To the law’s supporters, who contend that illegal immigrants cost the state more than $200 million each year in extra health, education and welfare spending, those indicators are cause for rejoicing.
“The state of Oklahoma ought not be in the business of subsidizing the presence of people who are here illegally,” said Republican state Rep. Randy Terrill, sponsor of the Oklahoma Taxpayer and Citizen Protection Act of 2007, also known as House Bill 1804.
“HB 1804 proves that attrition through enforcement works,” Terrill added. “All you have to do is enforce the law, deny them the jobs, deny them the public benefits, give state and local law enforcement the ability to enforce federal immigration law, and the illegal aliens will simply self-deport. And it will solve the problem.”
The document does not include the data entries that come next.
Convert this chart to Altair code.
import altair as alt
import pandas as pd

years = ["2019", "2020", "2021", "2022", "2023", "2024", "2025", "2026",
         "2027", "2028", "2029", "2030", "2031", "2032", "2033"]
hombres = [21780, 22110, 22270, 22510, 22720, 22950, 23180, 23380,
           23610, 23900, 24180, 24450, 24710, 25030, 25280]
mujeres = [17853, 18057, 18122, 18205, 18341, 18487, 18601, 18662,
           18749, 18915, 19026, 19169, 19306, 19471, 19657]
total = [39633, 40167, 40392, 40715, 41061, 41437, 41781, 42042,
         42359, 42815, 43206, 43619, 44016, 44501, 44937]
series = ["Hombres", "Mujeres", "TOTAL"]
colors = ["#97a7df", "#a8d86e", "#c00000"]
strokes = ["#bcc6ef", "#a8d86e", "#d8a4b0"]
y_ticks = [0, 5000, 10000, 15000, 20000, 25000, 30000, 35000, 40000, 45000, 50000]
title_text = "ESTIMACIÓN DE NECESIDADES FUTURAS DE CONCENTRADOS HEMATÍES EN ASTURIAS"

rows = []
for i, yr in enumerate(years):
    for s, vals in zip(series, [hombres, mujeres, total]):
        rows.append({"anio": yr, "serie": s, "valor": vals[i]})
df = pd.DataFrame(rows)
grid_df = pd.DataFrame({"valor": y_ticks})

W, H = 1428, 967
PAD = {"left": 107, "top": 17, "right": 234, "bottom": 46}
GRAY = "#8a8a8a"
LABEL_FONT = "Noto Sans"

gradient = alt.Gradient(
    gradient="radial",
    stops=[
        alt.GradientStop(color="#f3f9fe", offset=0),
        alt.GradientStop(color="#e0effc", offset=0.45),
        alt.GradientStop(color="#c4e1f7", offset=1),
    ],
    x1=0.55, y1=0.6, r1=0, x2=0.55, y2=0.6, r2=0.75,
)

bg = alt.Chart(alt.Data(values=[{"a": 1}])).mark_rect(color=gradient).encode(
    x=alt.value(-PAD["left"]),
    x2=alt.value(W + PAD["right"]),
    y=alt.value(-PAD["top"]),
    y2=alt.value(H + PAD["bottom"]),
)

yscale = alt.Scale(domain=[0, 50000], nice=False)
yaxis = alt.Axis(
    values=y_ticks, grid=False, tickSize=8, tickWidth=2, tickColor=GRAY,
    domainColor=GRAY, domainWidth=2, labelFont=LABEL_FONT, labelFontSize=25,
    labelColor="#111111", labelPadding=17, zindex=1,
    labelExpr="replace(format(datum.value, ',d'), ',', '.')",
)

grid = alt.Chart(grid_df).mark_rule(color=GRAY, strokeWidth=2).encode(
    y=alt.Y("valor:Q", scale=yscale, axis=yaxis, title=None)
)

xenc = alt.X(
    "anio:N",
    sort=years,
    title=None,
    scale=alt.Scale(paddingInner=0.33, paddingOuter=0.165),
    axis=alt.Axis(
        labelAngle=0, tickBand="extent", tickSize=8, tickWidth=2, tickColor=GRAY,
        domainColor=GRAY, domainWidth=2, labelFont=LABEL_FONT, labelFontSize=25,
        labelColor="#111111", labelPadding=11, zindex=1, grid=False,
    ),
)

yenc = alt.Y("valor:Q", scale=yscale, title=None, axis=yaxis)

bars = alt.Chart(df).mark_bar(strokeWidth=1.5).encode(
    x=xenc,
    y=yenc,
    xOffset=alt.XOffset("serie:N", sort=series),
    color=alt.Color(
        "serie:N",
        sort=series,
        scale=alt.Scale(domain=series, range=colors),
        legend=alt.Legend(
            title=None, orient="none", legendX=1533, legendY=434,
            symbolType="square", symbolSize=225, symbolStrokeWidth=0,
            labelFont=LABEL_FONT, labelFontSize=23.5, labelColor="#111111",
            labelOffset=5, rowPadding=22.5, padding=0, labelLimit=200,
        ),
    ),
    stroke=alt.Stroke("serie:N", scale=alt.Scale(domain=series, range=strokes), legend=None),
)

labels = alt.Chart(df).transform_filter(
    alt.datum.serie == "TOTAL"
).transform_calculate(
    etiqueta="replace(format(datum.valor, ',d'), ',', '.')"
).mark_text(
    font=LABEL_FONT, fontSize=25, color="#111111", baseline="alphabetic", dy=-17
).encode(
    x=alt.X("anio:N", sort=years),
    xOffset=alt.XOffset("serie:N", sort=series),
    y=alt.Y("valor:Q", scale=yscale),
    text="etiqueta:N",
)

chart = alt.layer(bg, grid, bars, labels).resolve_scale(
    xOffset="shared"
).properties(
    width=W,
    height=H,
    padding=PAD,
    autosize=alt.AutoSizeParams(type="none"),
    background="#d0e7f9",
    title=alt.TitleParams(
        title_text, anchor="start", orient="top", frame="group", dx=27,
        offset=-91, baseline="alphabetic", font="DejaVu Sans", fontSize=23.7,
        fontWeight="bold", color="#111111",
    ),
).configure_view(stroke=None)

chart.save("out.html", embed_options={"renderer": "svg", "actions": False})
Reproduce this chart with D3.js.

But to the law’s opponents, including Hispanic activists, religious leaders and many small-business owners, HB 1804 is wrongheaded and immoral.
“These are hardworking people who have been here for 10, 20 years, who have contributed to this economy,” said Jose Alfonso, senior pastor at Tulsa’s Cornerstone Hispanic Church. “These people are not criminals.”
Alfonso said he has seen his congregation of 425 shrink by more than 15 percent, an exodus fuelled by stories of illegal immigrants caught in the crackdown.
No one knows for certain how many undocumented immigrants have left Oklahoma, or where they’ve gone.
But immigration activists suspect some have returned to their countries of origin, while others have moved to neighboring states in search of work — a development that has prompted nearby states to consider their own Oklahoma-style crackdowns.
“The dominoes have been flicked,” Terrill said. “The folks in the surrounding states got the message. What was our problem has now become their problem.”